The decision to close the Lancashire’s police helicopter base was made based on flawed information, a new report has said.
The police watchdog has criticised the National Police Air Service (NPAS) after it found the level of service forces get varies dramatically.Only 11 of the country’s 43 forces pay a larger proportion of their budget to NPAS than Lancashire Police, the report from Her Majesty’s Inspectorate of Constabulary and Fire & Rescue Services found. The fee works out to 83p per resident in the county. But just 33 per cent of requests for help from NPAS are approved – one of the lowest rates in the country.
Lancashire’s police and crime commissioner Clive Grunshaw said the report ‘raises serious questions’ about the level of service the county gets from NPAS.
“There are clear inconsistencies in service and cost which means that Lancashire is not getting value for money from this national service,” he added.
“I will be working with other areas to ensure a fairer national picture for our police forces but here in Lancashire we continue to explore the use of drones alongside partners in the Fire and Rescue Service.”
The report also confirmed campaigners’ claims that models used justify the decision to close the Warton air base earlier this year were inadequate.

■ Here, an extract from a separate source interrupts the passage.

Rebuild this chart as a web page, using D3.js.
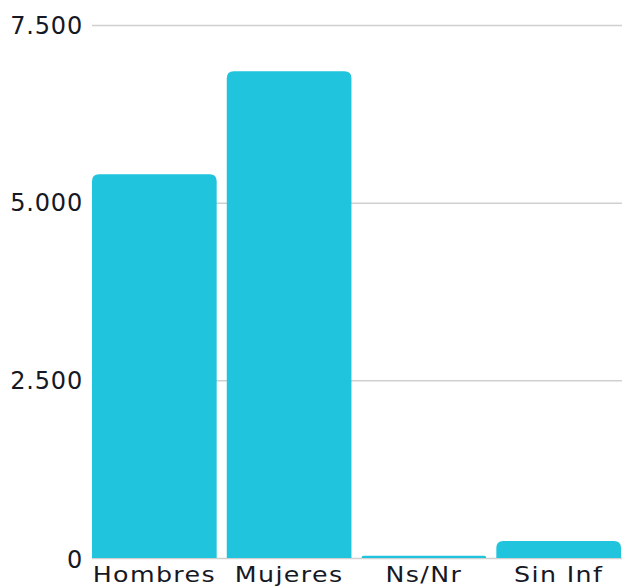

It said: “The modelling gave an unrealistic picture of likely real-world response times.”
Prior to the closure, NPAS response times in Lancashire were 28 minutes.
Chief Con Dee Collins, of West Yorkshire Police, who oversees NPAS, said creating the service was ‘challenging’.
“We have sought to change the expectations of police forces about the role of air support in policing and to do so has been a difficult process,” she added.